Below are some highlights that I had the time to write:
“Our inner chatter isn’t all bad, of course. Sometimes it’s creative, generous, or funny. But if we don’t pay close attention – which very few of us are taught how to do – it can be a malevolent puppeteer.”
“When you’re cut off from your emotions, they often manifest in your body.”
“In his darkest moments, when he was living in that apartment in Arizona, crying every day for a year and a half and actively contemplating suicide, his faith was his main source of comfort. It gave him the sense that his travails were part of a larger plan, that even if everyone on earth hated him, his creator did not.”
“Our entire lives, he argued, are governed by a voice in our heads. This voice is engaged in a ceaseless stream of thinking – most of it negative repetitive, and self -referential. It squawks away at us from the minute we open our eyes in the morning until the minute we fall asleep at night, if it allows us to sleep at all.”
“Talk, talk, talk: the voice is constantly judging and labeling everything in its field of vision. Its targets aren’t just external; it often viciously taunts us too.”
“We live almost exclusively through memory and anticipation.”
“The present moment is all we’ve got. We experienced everything in our past through present moment, and we will experience everything in the future the same way.”
“Make the present moment your friend rather than your enemy. Because many people live habitually as if the present moment were an obstacle that they need to overcome in order to get the next moment, and imagine living your whole life like that, where always this moment is never quite right, not good enough because you need to get to the next one. That is continuous stress.”
“When you’re totally present, whatever the situation is, good or bad, it’s gonna pass. The only thing that remains is the moment. It’s the transformational vortex to the infinite.
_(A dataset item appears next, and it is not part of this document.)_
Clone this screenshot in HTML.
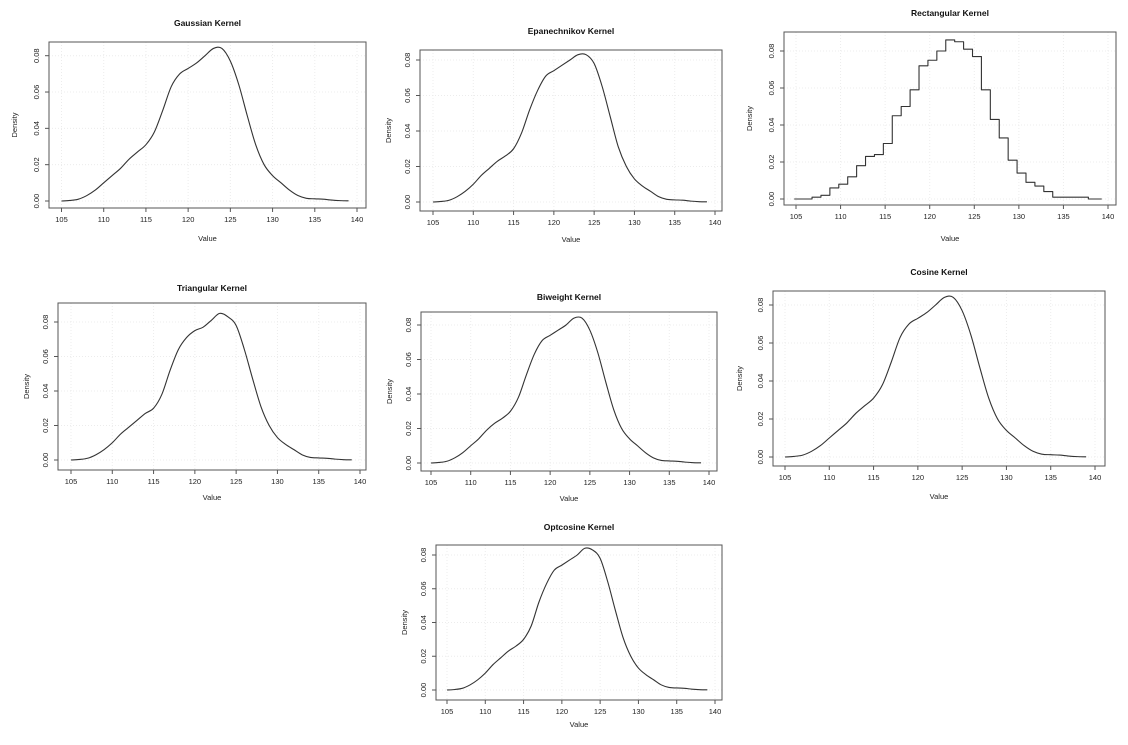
<!DOCTYPE html>
<html><head><meta charset="utf-8"><style>
html,body{margin:0;padding:0;background:#fff;}
svg{display:block;font-family:"Liberation Sans",sans-serif;}
</style></head><body>
<svg id="fig" width="1128" height="745" viewBox="0 0 1128 745"></svg>
<script>
const xs = [105,106,107,108,109,110,111,112,113,114,115,116,117,118,119,120,121,122,123,124,125,126,127,128,129,130,131,132,133,134,135,136,137,138,139];
const gaussian = [0,0.0003,0.001,0.003,0.006,0.01,0.014,0.018,0.023,0.027,0.031,0.038,0.05,0.063,0.07,0.073,0.076,0.08,0.084,0.084,0.077,0.064,0.047,0.031,0.02,0.014,0.01,0.006,0.003,0.0015,0.0012,0.001,0.0005,0.0002,0.0001];
const epanechnikov = [0,0.0003,0.001,0.003,0.006,0.01,0.015,0.019,0.023,0.026,0.03,0.039,0.052,0.063,0.071,0.074,0.077,0.08,0.083,0.083,0.078,0.065,0.048,0.031,0.02,0.013,0.009,0.006,0.003,0.0015,0.0012,0.001,0.0005,0.0002,0.0001];
const triangular = [0,0.0003,0.001,0.003,0.006,0.01,0.015,0.019,0.023,0.027,0.03,0.038,0.052,0.064,0.071,0.075,0.077,0.081,0.085,0.083,0.078,0.064,0.047,0.031,0.02,0.013,0.009,0.006,0.003,0.0015,0.0012,0.001,0.0005,0.0002,0.0001];
const biweight = [0,0.0003,0.001,0.003,0.006,0.01,0.014,0.019,0.023,0.026,0.03,0.038,0.051,0.063,0.071,0.074,0.077,0.08,0.084,0.084,0.077,0.064,0.047,0.031,0.02,0.014,0.01,0.006,0.003,0.0015,0.0012,0.001,0.0005,0.0002,0.0001];
const cosine = [0,0.0003,0.001,0.003,0.006,0.01,0.014,0.018,0.023,0.027,0.031,0.038,0.05,0.063,0.07,0.073,0.076,0.08,0.084,0.084,0.077,0.064,0.047,0.031,0.02,0.014,0.01,0.006,0.003,0.0015,0.0012,0.001,0.0005,0.0002,0.0001];
const optcosine = [0,0.0003,0.001,0.003,0.006,0.01,0.015,0.019,0.023,0.026,0.03,0.038,0.052,0.063,0.071,0.074,0.077,0.08,0.084,0.083,0.078,0.064,0.047,0.031,0.02,0.013,0.009,0.006,0.003,0.0015,0.0012,0.001,0.0005,0.0002,0.0001];
const rectBins = [105,107,108,109,110,111,112,113,114,115,116,117,118,119,120,121,122,123,124,125,126,127,128,129,130,131,132,133,134,138];
const rectVals = [0,0.001,0.002,0.006,0.008,0.012,0.018,0.023,0.024,0.03,0.045,0.05,0.059,0.072,0.075,0.08,0.086,0.085,0.081,0.077,0.059,0.043,0.033,0.021,0.014,0.009,0.007,0.004,0.001,0];
const xTicks = [105,110,115,120,125,130,135,140];
const yTicks = [0,0.02,0.04,0.06,0.08];
const yTickLabels = ["0.00","0.02","0.04","0.06","0.08"];

const NS = "http://www.w3.org/2000/svg";
const svg = document.getElementById("fig");
function mk(tag, attrs, parent){const e=document.createElementNS(NS,tag);for(const k in attrs)e.setAttribute(k,attrs[k]);(parent||svg).appendChild(e);return e;}

const panels = [
 {key:"gaussian",title:"Gaussian Kernel",box:[49,42,366,208],x105:61.5,x140:357,y0:201,y8:55.7,ty:23,vy:238,dx:17,ys:gaussian},
 {key:"epanechnikov",title:"Epanechnikov Kernel",box:[420,50,722,211],x105:433,x140:715,y0:202,y8:60,ty:31,vy:239,dx:391,ys:epanechnikov},
 {key:"rectangular",title:"Rectangular Kernel",box:[784,32,1116,205],x105:796,x140:1108,y0:199,y8:51,ty:13,vy:238,dx:752,rect:true},
 {key:"triangular",title:"Triangular Kernel",box:[58,303,366,470],x105:71,x140:360,y0:460,y8:322,ty:288,vy:497,dx:29,ys:triangular},
 {key:"biweight",title:"Biweight Kernel",box:[421,312,717,471],x105:431,x140:709,y0:463,y8:325,ty:297,vy:498,dx:392,ys:biweight},
 {key:"cosine",title:"Cosine Kernel",box:[773,291,1105,466],x105:785,x140:1095,y0:457,y8:305,ty:272,vy:496,dx:742,ys:cosine},
 {key:"optcosine",title:"Optcosine Kernel",box:[436,545,722,700],x105:447,x140:715,y0:690,y8:555,ty:527,vy:724,dx:407,ys:optcosine}
];

function smoothPath(pts){
  let d="M"+pts[0][0]+","+pts[0][1];
  for(let i=0;i<pts.length-1;i++){
    const p0=pts[Math.max(0,i-1)],p1=pts[i],p2=pts[i+1],p3=pts[Math.min(pts.length-1,i+2)];
    const c1x=p1[0]+(p2[0]-p0[0])/6,c1y=p1[1]+(p2[1]-p0[1])/6;
    const c2x=p2[0]-(p3[0]-p1[0])/6,c2y=p2[1]-(p3[1]-p1[1])/6;
    d+="C"+c1x+","+c1y+" "+c2x+","+c2y+" "+p2[0]+","+p2[1];
  }
  return d;
}

panels.forEach(p=>{
  const g = mk("g",{});
  
  
  const sx = v => p.x105 + (v-105)*(p.x140-p.x105)/35;
  const sy = v => p.y0 + v*(p.y8-p.y0)/0.08;
  const [l,t,r,b] = p.box;
  xTicks.forEach(v=>{const gl=mk("line",{x1:sx(v),x2:sx(v),y1:t,y2:b,stroke:"#ececec","stroke-dasharray":"1,2"},g);});
  yTicks.forEach(v=>{const gl=mk("line",{x1:l,x2:r,y1:sy(v),y2:sy(v),stroke:"#ececec","stroke-dasharray":"1,2"},g);});
  let d="";
  if(p.rect){
    rectBins.forEach((x,i)=>{const nx = i<rectBins.length-1?rectBins[i+1]:139.5;
      d += (i?"L":"M")+sx(x-0.2)+","+sy(rectVals[i])+"L"+sx(nx-0.2)+","+sy(rectVals[i]);});
  } else {
    d = smoothPath(p.ys.map((v,i)=>[sx(xs[i]),sy(v)]));
  }
  const line = mk("path",{d:d,fill:"none",stroke:"#333",'stroke-width':1.1,'stroke-linejoin':'round'},g);
  
  
  const box = mk("rect",{x:l,y:t,width:r-l,height:b-t,fill:"none",stroke:"#555","stroke-width":1},g);
  
  
  xTicks.forEach(v=>{
    mk("line",{x1:sx(v),x2:sx(v),y1:b,y2:b+4,stroke:"#555"},g);
    const tx = mk("text",{x:sx(v),y:b+14,"font-size":7.5,"text-anchor":"middle",fill:"#222"},g);
    tx.textContent=v;
    
    
  });
  yTicks.forEach((v,i)=>{
    mk("line",{x1:l-4,x2:l,y1:sy(v),y2:sy(v),stroke:"#555"},g);
    const lx = l-10;
    const tx = mk("text",{x:lx,y:sy(v),"font-size":7.5,"text-anchor":"middle",fill:"#222",transform:`rotate(-90 ${lx} ${sy(v)})`},g);
    tx.textContent=yTickLabels[i];
    
    
  });
  const ti = mk("text",{x:(l+r)/2,y:p.ty+3,"font-size":8.5,"font-weight":"bold","text-anchor":"middle",fill:"#111"},g);
  ti.textContent=p.title;
  
  
  const xl = mk("text",{x:(l+r)/2,y:p.vy+3,"font-size":7.5,"text-anchor":"middle",fill:"#222"},g);
  xl.textContent="Value";
  
  
  const yc=(t+b)/2;
  const yl = mk("text",{x:p.dx,y:yc,"font-size":7.5,"text-anchor":"middle",fill:"#222",transform:`rotate(-90 ${p.dx} ${yc})`},g);
  yl.textContent="Density";
  
  
});
</script>
</body></html>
If you stay in the moment, you’ll have what is called spontaneous right action, which is intuitive, which is creative, which is visionary, which eavesdrop on the mind of the universe.”
“We are constantly murmuring, muttering, scheming, or wondering to ourselves under our breath.”
“For a person with terrible judgement, you did a great job with the most important decision of your life.”
“Epstein et.al. argued that the only way to tame the monkey mind, to truly glimpse impermanence and defeat our habitual tendency toward clinging was to meditate.”
“Mindfulness is the ability to recognize what is happening in your mind right now – anger, jealousy, sadness, the pain of a stubbed toe, whichever – without getting carried away by it.”
“Mindfulness gives us a way to examine our self-hatred without trying to make it go away, without trying to love it particularly.”
“Tara Brach nailed the method for applying mindfulness in the acute situations, albeit with somewhat dopey acronym: RAIN”
“Recognize – its like agreeing to pause in the face of what’s here, and just acknowledge the actuality.”
“Allow – is where you lean to into it. Let it be. Offer the inner whisper of yes.”
“Investigate – check out how they’re affecting my body. Is it making my face hot, my chest buzzy, my head throb?”
“Non-identification – meant seeing that just because I was feeling angry or jealous or fearful, that did not render me a permanently angry or jealous person. These were just passing states of mind.”
“Seeing a problem clearly does not prevent you from taking action. Acceptance is not passivity. Sometimes we are just justifiably displeased.”
“What mindfulness does is create some space in your head so you can respond rather than simply react.”
“You can’t control what comes up in your head; it all arises out of a mysterious void. We spend a lot of time judging ourselves harshly for feelings that we had no role in summoning. The only thing you can control is how you handle it.”
“It’s the total opposite of daily life, where we do something and expect a result. Here, it’s just sitting with whatever is there.”
“It’s okay to worry, plot and plan, but only until it’s not useful anymore.”
“I do it because it makes me 10% happier.”
“Happiness is a skill.”
“It’s a neuroscience that would say that our capacity to ‘multitask’ is virtually nonexistent. Multitasking is a computer-derived term. We have one processor. We can’t do it. When you’re moving from this project to this project, your mind flits back to the original project, and it can’t pick it up where it left off. So it has to take a few steps back and then ramp up again, and that’s where the productivity loss is.”
“Pauses are the ways to make you a more clear thinker and for you to be more focused on what’s important.”
“Practice of compassion is ultimately benefit to you. We are selfish, but be wise selfish rather than foolish selfish.”
“Practicing compassion appeared to be helping their bodies handle stress in a better way. Overall, compassionate people tend to be healthier, happier, more popular, and more successful at work.”
“The biggest obstacle to ‘mudita’ (Buddhist term for sympathetic joy) is a subconscious illusion, that whatever success the other people has achieved was actually somehow really meant for us.”
“When faced with something like this, often it’s not that unknown that scares us, its what we think we know what’s going to happen – and that it’s going to be bad. But the truth is, we really don’t know.”
“Fear of annihilation can lead to great insight, because it reminds us of impermanence and the fact that we are not in control.”
“It’s okay to be ambitious, but don’t be attached to the results. When you’re wisely ambitious, you do everything you can do to succeed, but you are not attached to the outcome – so that if you fail, you will be maximally resilient, able to get up, dust yourself off, and get back in the fray.”
“And while I still worry about work, learning to ‘care and not to care’ at least 10% of the time, has freed me up to focus more on the parts of the job that matters most – such as covering great stories like this one.”